Friday, 5 July 2013

Bad Blood!



Can anyone tell me if Jeremy Kyle has signed to every TV station in the world?

Every time I put the TV on, he seems to be there, sneering back at me! It doesn’t matter what channel or time of day, he’s on somewhere.

It’s all too easy to knock this show and its contestants, so I shall.

P. T. Barnum would have been in awe of this trial by media. Where people whose IQs seem to be somewhat lower than the average carrot, air all their dirty washing for the world to see. They seem to have no shame, and treat the day as a day out at Alton Towers. Now, with my past, I’m on dodgy footings trying to take the moral high ground here, but come on people, show a little decorum.

When it comes to sex, most people have at least a few taboos; no family, children or animals involved, but these people are inventing new categories! 

‘My Grandfather cheated on me with my Mother!’

‘The ginger haired white skinned baby with freckles might not be mine, says Mustapha!

‘My Father is my Granddad's cart horse!’

And what is it about dental hygiene with these people? Do they all have dental phobias?
If you put all the people that had ever been on the show together, you would still have more teeth in the average comb!

But it’s the hate and bile that they spit out when they come flying out of the traps back stage, that I have problems with. They have been whipped up into frenzy as the crowd jeers at the spectacle. Speaking of the ‘crowd’ it seems to be made up of the previous week’s contestants who now seem to be able to stride the moral high ground like mighty Colossuses! Offering monosyllabic advice using only platitudes.

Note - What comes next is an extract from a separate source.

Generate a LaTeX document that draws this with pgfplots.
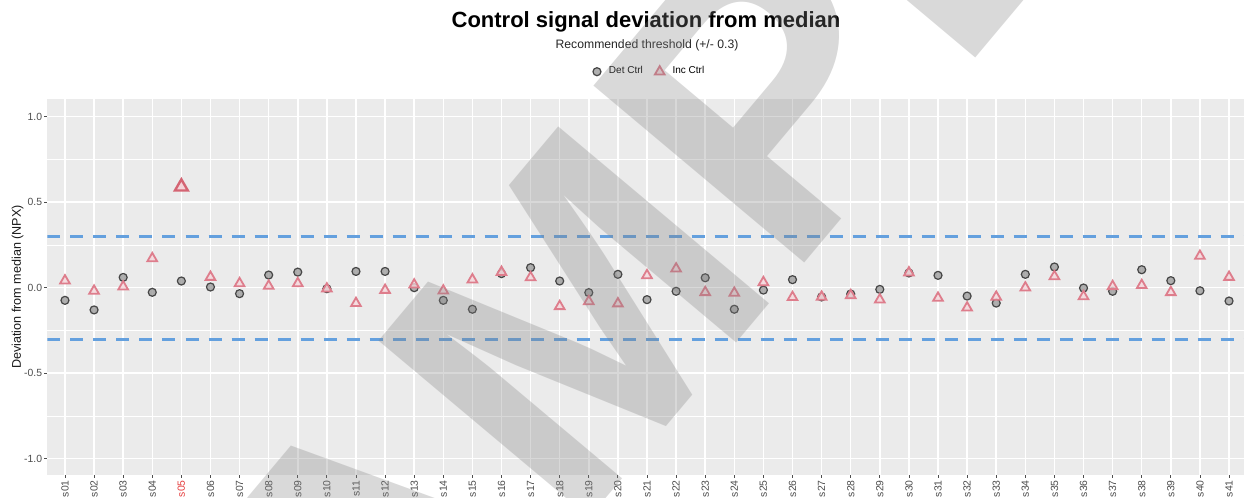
\documentclass[border=0pt]{standalone}
\usepackage{pgfplots}
\pgfplotsset{compat=1.18}
\usepackage{pgfplotstable}
\usepackage{fontspec}
\setmainfont{Liberation Sans}
\definecolor{panel}{HTML}{EBEBEB}
\definecolor{tickgray}{HTML}{4D4D4D}
\definecolor{thr}{RGB}{100,160,222}
\definecolor{triedge}{RGB}{222,125,140}
\definecolor{trifill}{RGB}{244,212,217}
\definecolor{triedgeB}{RGB}{212,100,115}
\definecolor{circfill}{RGB}{150,150,150}
\definecolor{circedge}{RGB}{70,70,70}
\definecolor{sred}{RGB}{228,60,60}

\pgfplotstableread{
x y
1 -0.074
2 -0.130
3 0.060
4 -0.027
5 0.039
6 0.004
7 -0.035
8 0.074
9 0.091
10 -0.006
11 0.095
12 0.095
13 0.000
14 -0.074
15 -0.126
16 0.082
17 0.117
18 0.039
19 -0.029
20 0.078
21 -0.070
22 -0.021
23 0.058
24 -0.126
25 -0.014
26 0.047
27 -0.054
28 -0.037
29 -0.010
30 0.086
31 0.072
32 -0.049
33 -0.090
34 0.078
35 0.121
36 -0.002
37 -0.021
38 0.105
39 0.041
40 -0.018
41 -0.078
}\detctrl

\pgfplotstableread{
x y
1 0.041
2 -0.019
3 0.006
4 0.171
6 0.062
7 0.025
8 0.010
9 0.025
10 -0.006
11 -0.091
12 -0.014
13 0.017
14 -0.018
15 0.047
16 0.091
17 0.060
18 -0.109
19 -0.080
20 -0.093
21 0.072
22 0.111
23 -0.027
24 -0.031
25 0.031
26 -0.056
27 -0.054
28 -0.045
29 -0.070
30 0.088
31 -0.060
32 -0.117
33 -0.054
34 0.000
35 0.066
36 -0.051
37 0.008
38 0.014
39 -0.027
40 0.185
41 0.062
}\incctrl

\pgfplotstableread{
x y
5 0.590
}\incout

\begin{document}
\begin{tikzpicture}
\path[use as bounding box] (0,0) rectangle (622pt,249pt);
\begin{axis}[
  at={(23.75pt,11.5pt)}, anchor=south west,
  width=599.5pt, height=188pt, scale only axis,
  xmin=0.4, xmax=41.6, ymin=-1.095, ymax=1.103,
  axis background/.style={fill=panel},
  axis line style={draw=none},
  xtick={1,...,41},
  xticklabels={s01,s02,s03,s04,{\textcolor{sred}{s05}},s06,s07,s08,s09,s10,s11,s12,s13,s14,s15,s16,s17,s18,s19,s20,s21,s22,s23,s24,s25,s26,s27,s28,s29,s30,s31,s32,s33,s34,s35,s36,s37,s38,s39,s40,s41},
  ytick={-1,-0.5,0,0.5,1},
  yticklabels={-1.0,-0.5,0.0,0.5,1.0},
  minor ytick={-0.75,-0.25,0.25,0.75},
  grid=both,
  major grid style={white, line width=0.75pt},
  minor grid style={white, line width=0.4pt},
  tick align=outside,
  tick pos=left,
  major tick length=1.5pt,
  minor tick length=0pt,
  tick style={tickgray, line width=0.4pt},
  xticklabel style={rotate=90, anchor=east, font=\fontsize{5.2}{6}\selectfont, text=tickgray, inner sep=1pt},
  yticklabel style={font=\fontsize{5.2}{6}\selectfont, text=tickgray, inner sep=1pt},
  legend style={at={(0.503,1.0726)}, anchor=center, draw=none, fill=none,
    font=\fontsize{5}{6}\selectfont, inner sep=0pt,
    /tikz/every odd column/.append style={column sep=2pt},
    /tikz/every even column/.append style={column sep=4pt}},
  legend columns=2,
  legend cell align=left,
  legend image code/.code={\draw[#1] plot coordinates {(0.1cm,0cm)};},
]
\addplot[thr, line width=1.5pt, dash pattern=on 6.5pt off 5pt, forget plot] coordinates {(0.4,0.3) (41.6,0.3)};
\addplot[thr, line width=1.5pt, dash pattern=on 6.5pt off 5pt, forget plot] coordinates {(0.4,-0.3) (41.6,-0.3)};
\addplot[only marks, mark=*, mark size=2pt, mark options={draw=circedge, fill=circfill, fill opacity=0.75, line width=0.6pt}] table {\detctrl};
\addlegendentry{Det Ctrl}
\addplot[only marks, mark=triangle*, mark size=2.8pt, mark options={draw=triedge, fill=trifill, fill opacity=0.8, line width=0.9pt}] table {\incctrl};
\addlegendentry{Inc Ctrl}
\addplot[only marks, forget plot, mark=triangle*, mark size=3.7pt, mark options={draw=triedgeB, fill=trifill, line width=1.2pt}] table {\incout};
\end{axis}
\node[anchor=base, font=\bfseries\fontsize{11}{13}\selectfont] at (323pt,235.25pt) {Control signal deviation from median};
\node[anchor=base, font=\fontsize{6.1}{7}\selectfont, text=black!85] at (323.5pt,224.5pt) {Recommended threshold (+/- 0.3)};
\node[rotate=90, font=\fontsize{6.3}{7}\selectfont, text=black!90] at (8.75pt,105.5pt) {Deviation from median (NPX)};
\node[rotate=50, inner sep=0pt, text=black!50, text opacity=0.3, font=\bfseries\fontsize{200}{200}\selectfont] at (323pt,130.5pt) {SAMPLE};
\end{tikzpicture}
\end{document}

I have in the past been a bit of a bad boy and quite a few of the women that have had the misfortune to be in a relationship with me have had good cause to vent their spleen. But Christ almighty, I’m a pussy cat compared to these toothless hillbillies!

Where do they find these people? And do they ever think of the consequences all this will have on their offspring (the ones that are theirs)?

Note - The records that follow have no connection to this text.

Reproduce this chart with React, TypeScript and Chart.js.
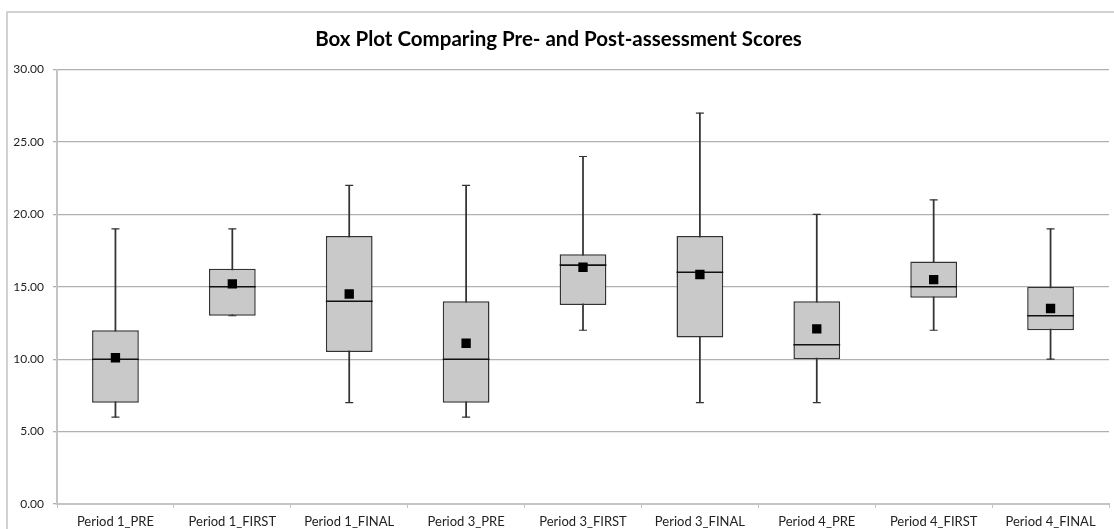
import React, { useEffect, useRef } from "react";
import { Chart, registerables } from "chart.js";

Chart.register(...registerables);

const categories = [
  "Period 1_PRE",
  "Period 1_FIRST",
  "Period 1_FINAL",
  "Period 3_PRE",
  "Period 3_FIRST",
  "Period 3_FINAL",
  "Period 4_PRE",
  "Period 4_FIRST",
  "Period 4_FINAL",
];
const minValues = [6, 13, 7, 6, 12, 7, 7, 12, 10];
const q1Values = [7, 13, 10.5, 7, 13.75, 11.5, 10, 14.25, 12];
const medianValues = [10, 15, 14, 10, 16.5, 16, 11, 15, 13];
const q3Values = [12, 16.25, 18.5, 14, 17.25, 18.5, 14, 16.75, 15];
const maxValues = [19, 19, 22, 22, 24, 27, 20, 21, 19];
const meanValues = [10.1, 15.2, 14.5, 11.1, 16.35, 15.85, 12.1, 15.5, 13.5];

const yMin = 0;
const yMax = 30;
const yStep = 5;

const titleText = "Box Plot Comparing Pre- and Post-assessment Scores";

const BOX_FRACTION = 0.4;

export default function App() {
  const canvasRef = useRef<HTMLCanvasElement | null>(null);

  useEffect(() => {
    if (!canvasRef.current) return;
    const halfBox = (ctx: any) => {
      const area = ctx.chart.chartArea;
      if (!area) return 23;
      return ((area.right - area.left) / categories.length) * BOX_FRACTION / 2;
    };
    const chart = new Chart(canvasRef.current, {
      type: "bar",
      data: {
        labels: categories,
        datasets: [
          {
            type: "line",
            label: "Mean",
            data: meanValues,
            showLine: false,
            pointStyle: "rect",
            pointRadius: 6.6,
            pointBackgroundColor: "#000000",
            pointBorderColor: "#000000",
            pointBorderWidth: 0,
            order: 0,
          } as any,
          {
            type: "line",
            label: "Median",
            data: medianValues,
            showLine: false,
            pointStyle: "line",
            pointRadius: halfBox,
            pointBorderColor: "#111111",
            pointBorderWidth: 1.6,
            order: 1,
          } as any,
          {
            type: "bar",
            label: "Box",
            data: q1Values.map((q, i) => [q, q3Values[i]]),
            backgroundColor: "#c9c9c9",
            borderColor: "#333333",
            borderWidth: 1.5,
            borderSkipped: false,
            barPercentage: BOX_FRACTION,
            categoryPercentage: 1,
            grouped: false,
            order: 2,
          } as any,
          {
            type: "line",
            label: "Max cap",
            data: maxValues,
            showLine: false,
            pointStyle: "line",
            pointRadius: 4,
            pointBorderColor: "#333333",
            pointBorderWidth: 1.2,
            order: 3,
          } as any,
          {
            type: "line",
            label: "Min cap",
            data: minValues,
            showLine: false,
            pointStyle: "line",
            pointRadius: 4,
            pointBorderColor: "#333333",
            pointBorderWidth: 1.2,
            order: 3,
          } as any,
          {
            type: "bar",
            label: "Whisker",
            data: minValues.map((m, i) => [m, maxValues[i]]),
            backgroundColor: "#333333",
            borderWidth: 0,
            barThickness: 1.1,
            grouped: false,
            order: 4,
          } as any,
        ],
      },
      options: {
        responsive: false,
        maintainAspectRatio: false,
        animation: false,
        layout: { autoPadding: false, padding: { left: 0, right: 5, top: 0, bottom: 0 } },
        plugins: {
          legend: { display: false },
          tooltip: { enabled: false },
          title: {
            display: true,
            text: titleText,
            color: "#000000",
            font: { family: "Lato", size: 20.5, weight: "bold" },
            padding: { top: 14.5, bottom: 17.5 },
          },
        },
        scales: {
          x: {
            type: "category",
            offset: true,
            grid: {
              offset: true,
              drawOnChartArea: false,
              drawTicks: true,
              tickLength: 4,
              color: "#c4c4c4",
            },
            border: { color: "#c4c4c4", width: 2 },
            ticks: {
              color: "#222222",
              font: { family: "Lato", size: 13 },
              padding: 6,
              maxRotation: 0,
              autoSkip: false,
            },
            afterFit: (scale: any) => {
              scale.height = 25;
              scale.paddingLeft = 0;
              scale.paddingRight = 0;
            },
          },
          y: {
            min: yMin,
            max: yMax,
            grid: {
              color: "#b0b0b0",
              lineWidth: 1.3,
              tickLength: 4,
              drawTicks: true,
            },
            border: { color: "#c4c4c4", width: 2 },
            ticks: {
              stepSize: yStep,
              color: "#222222",
              font: { family: "Lato", size: 12 },
              padding: 9,
              callback: (v: any) => Number(v).toFixed(2),
            },
            afterFit: (scale: any) => {
              scale.width = 49;
            },
          },
        },
      } as any,
    });
    return () => chart.destroy();
  }, []);

  return (
    <div
      style={{
        position: "absolute",
        left: 6,
        top: 11,
        width: 1108,
        height: 518,
        borderTop: "2px solid #d2d2d2",
        borderLeft: "2px solid #d2d2d2",
        boxSizing: "border-box",
        background: "#ffffff",
      }}
    >
      <canvas
        ref={canvasRef}
        width={1106}
        height={516}
        style={{ display: "block", width: 1106, height: 516 }}
      />
    </div>
  );
}
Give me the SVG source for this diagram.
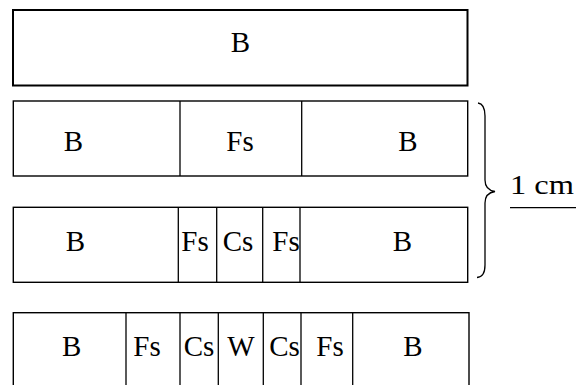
<svg xmlns="http://www.w3.org/2000/svg" width="579" height="385" viewBox="0 0 579 385">
<style>
.box{fill:#fff;stroke:#000;stroke-width:1.4}
.div{stroke:#000;stroke-width:1.3;fill:none}
.t{font-family:'Liberation Serif','Times New Roman',serif;font-size:29px;fill:#000;text-anchor:middle}
</style>
<rect width="579" height="385" fill="#fff"/>
<g id="row1">
<rect x="13" y="10" width="454.5" height="75.5" fill="#fff" stroke="#000" stroke-width="2"/>
<text class="t" x="240.5" y="51.7">B</text>
</g>
<g id="row2">
<rect class="box" x="13.3" y="101" width="454.4" height="75"/>
<line class="div" x1="180" y1="101" x2="180" y2="176"/>
<line class="div" x1="301.7" y1="101" x2="301.7" y2="176"/>
<text class="t" x="73.5" y="150.5">B</text>
<text class="t" x="240" y="150.5">Fs</text>
<text class="t" x="408" y="150.5">B</text>
</g>
<g id="row3">
<rect class="box" x="13.3" y="207.3" width="454.4" height="75"/>
<line class="div" x1="178.3" y1="207.3" x2="178.3" y2="282.3"/>
<line class="div" x1="216.7" y1="207.3" x2="216.7" y2="282.3"/>
<line class="div" x1="262.7" y1="207.3" x2="262.7" y2="282.3"/>
<line class="div" x1="300" y1="207.3" x2="300" y2="282.3"/>
<text class="t" x="75.5" y="251">B</text>
<text class="t" x="195" y="251">Fs</text>
<text class="t" x="238" y="251">Cs</text>
<text class="t" x="286" y="251">Fs</text>
<text class="t" x="402.5" y="251">B</text>
</g>
<g id="row4">
<rect class="box" x="13.3" y="312.7" width="455.7" height="90"/>
<line class="div" x1="126" y1="312.7" x2="126" y2="390"/>
<line class="div" x1="180" y1="312.7" x2="180" y2="390"/>
<line class="div" x1="218.3" y1="312.7" x2="218.3" y2="390"/>
<line class="div" x1="263.3" y1="312.7" x2="263.3" y2="390"/>
<line class="div" x1="301" y1="312.7" x2="301" y2="390"/>
<line class="div" x1="352.7" y1="312.7" x2="352.7" y2="390"/>
<text class="t" x="71.7" y="356">B</text>
<text class="t" x="147" y="356">Fs</text>
<text class="t" x="199" y="356">Cs</text>
<text class="t" x="241" y="356">W</text>
<text class="t" x="284.5" y="356">Cs</text>
<text class="t" x="330" y="356">Fs</text>
<text class="t" x="413" y="356">B</text>
</g>
<g id="scale">
<path class="div" d="M478,103 Q485,104 485,116 L485,180 Q485,190 495,191.5 Q485,193 485,203 L485,265 Q485,277 477,277.5" stroke-width="1.4"/>
<text x="510" y="193.5" font-family="'Liberation Serif','Times New Roman',serif" font-size="27" fill="#000" textLength="64" lengthAdjust="spacingAndGlyphs">1 cm</text>
<line class="div" x1="510" y1="207.7" x2="576" y2="207.7"/>
</g>
</svg>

Kyle and his team claim that this is not abuse, and that they offer help, yeah sure, let me just stop this pig from walking on my ceiling! Who is he trying to fool? Why do you never see a doctor and his lawyer wife discussing who might have had a bit of extra marital with little Tarquin's piano teacher on there then? Why do they never look at the social deprivation that has spawned these people, and discuss it? Because this show is all about sensationalism, that’s why.

They want to show all the hate and bile being poured out, as the crowed verbally prods and pokes them. Each show is full of bewildered fat women and skeleton-thin drug and drink ravaged men, trying to work out just what the hell has led them to this. This show is no more than the Roman Coliseum for the 21st century.

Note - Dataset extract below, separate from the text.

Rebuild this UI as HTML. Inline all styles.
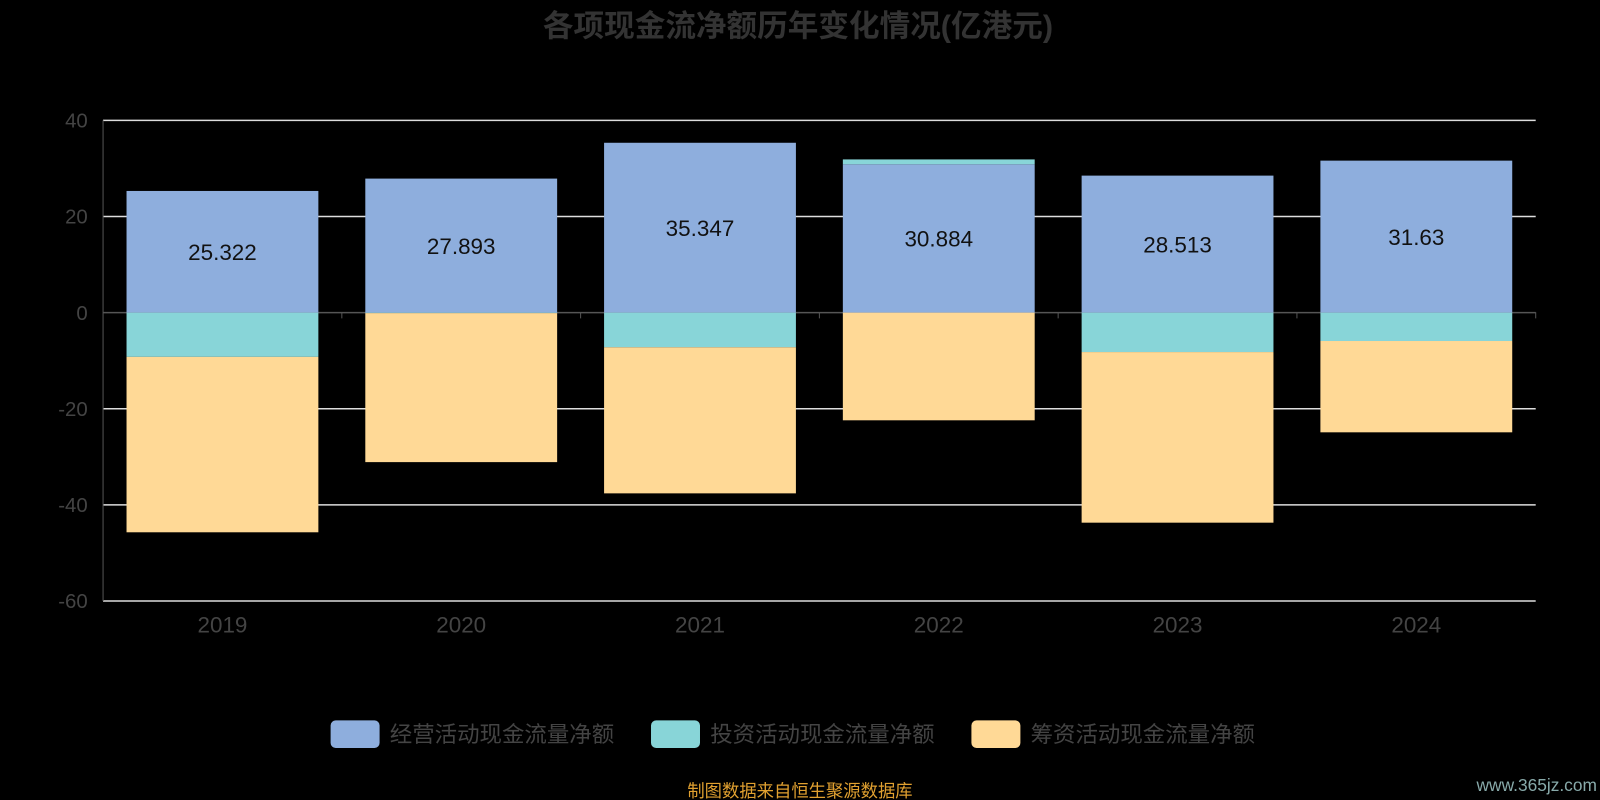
<!DOCTYPE html>
<html><head><meta charset="utf-8"><style>
body{margin:0;background:#000;width:1600px;height:800px;overflow:hidden;font-family:"Liberation Sans","Noto Sans CJK SC",sans-serif}
</style></head><body>
<svg width="1600" height="800" style="position:absolute;left:0;top:0"><g id="c" transform="scale(1.0204)"></g></svg>
<script>
const years=["2019","2020","2021","2022","2023","2024"];
const operating=[25.322,27.893,35.347,30.884,28.513,31.63];
const investing=[-9.2,-0.1,-7.2,1.0,-8.2,-5.9];
const financing=[-36.5,-31.0,-30.4,-22.4,-35.5,-19.0];
const yTicks=[40,20,0,-20,-40,-60];
const legendNames=["经营活动现金流量净额","投资活动现金流量净额","筹资活动现金流量净额"];
const colors=["#8eaedd","#88d5d8","#ffd996"];
const NS="http://www.w3.org/2000/svg",svg=document.getElementById('c');
const L=101,R=1505,yMax=40,yMin=-60,T=118,B=589;
const y=v=>T+(yMax-v)*(B-T)/(yMax-yMin);
const bw=(R-L)/years.length;
function mk(t,a,txt){const e=document.createElementNS(NS,t);for(const k in a)e.setAttribute(k,a[k]);if(txt!=null)e.textContent=txt;svg.appendChild(e);return e;}
let e=mk('text',{x:782,y:36,'text-anchor':'middle','font-size':30,'font-weight':'bold',fill:'#333'},'各项现金流净额历年变化情况(亿港元)');


yTicks.forEach(t=>{
 const l=mk('line',{x1:L,x2:R,y1:y(t),y2:y(t),stroke:t===0?'#555':'#ddd','stroke-width':1.5});
 
 
 const tx=mk('text',{x:86,y:y(t)+7,'text-anchor':'end','font-size':20,fill:'#444'},t);
 
 
});
e=mk('line',{x1:L,x2:L,y1:T,y2:B,stroke:'#555'});


years.forEach((yr,i)=>{
 const x0=L+i*bw+23,w=bw-46;
 let pos=0,neg=0;
 [operating[i],investing[i],financing[i]].forEach((v,s)=>{
  let top,bot;
  if(v>=0){top=y(pos+v);bot=y(pos);pos+=v;}else{top=y(neg);bot=y(neg+v);neg+=v;}
  const r=mk('rect',{x:x0,y:top,width:w,height:Math.max(0,bot-top),fill:colors[s]});
  
  
 });
 const lb=mk('text',{x:x0+w/2,y:y(operating[i]/2)+8,'text-anchor':'middle','font-size':22,fill:'#111'},operating[i]);
 
 
 const tk=mk('line',{x1:L+(i+1)*bw,x2:L+(i+1)*bw,y1:306,y2:312,stroke:'#555'});
 
 
 const xl=mk('text',{x:L+i*bw+bw/2,y:620,'text-anchor':'middle','font-size':22,fill:'#444'},yr);
 
 
});
const lx=[324,638,952];
legendNames.forEach((n,i)=>{
 const r=mk('rect',{x:lx[i],y:706,width:48,height:27,rx:5,fill:colors[i]});
 
 
 const t=mk('text',{x:lx[i]+58,y:727,'font-size':22,fill:'#444'},n);
 
 
});
e=mk('text',{x:784,y:781,'text-anchor':'middle','font-size':17,fill:'#e0a030'},'制图数据来自恒生聚源数据库');


e=mk('text',{x:1565,y:775,'text-anchor':'end','font-size':17,fill:'#8aa'},'www.365jz.com');


</script>
</body></html>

I only catch glimpses of this show, as it sends me running for the remote. But Kim, my son's partner, seems to be addicted to it! Whenever I go to their house it seems to be on.  What’s more, it seems to be the same topic every day, the "this is not your child" theme.

I have in the past done quite a few things that I’m quite ashamed of. But for a woman telling a man that the child she’s carrying is his, when she knows full well it isn’t, is really as low as you can sink.

I love my son, I love his daughter as if she was mine so if I were to find out now after all these years that he wasn’t mine it would be devastating, not only for me, but for him as well. It would destroy my life, his life, my relationship with my wife, and have an effect through both my wife’s and my families. No matter how difficult it is, there is only one option when a woman finds out she is pregnant and doesn’t know who the father is, FIND OUT!

Maybe, just maybe there might be a way of working through it without going on TV in front of millions of people and suffering such humiliation. There are lots of professionals that are there to help you through life’s problems, seek them out. Then if you really want a better life for you and your children look up what your local college has on offer: you’ll be surprised just how much you can enjoy learning, outside of the school environment.

Remember these wise words from the magnificent Bonzo Dogs, “Bad blood, is like an egg stain on your jeans, you lick it but it just won't go away!”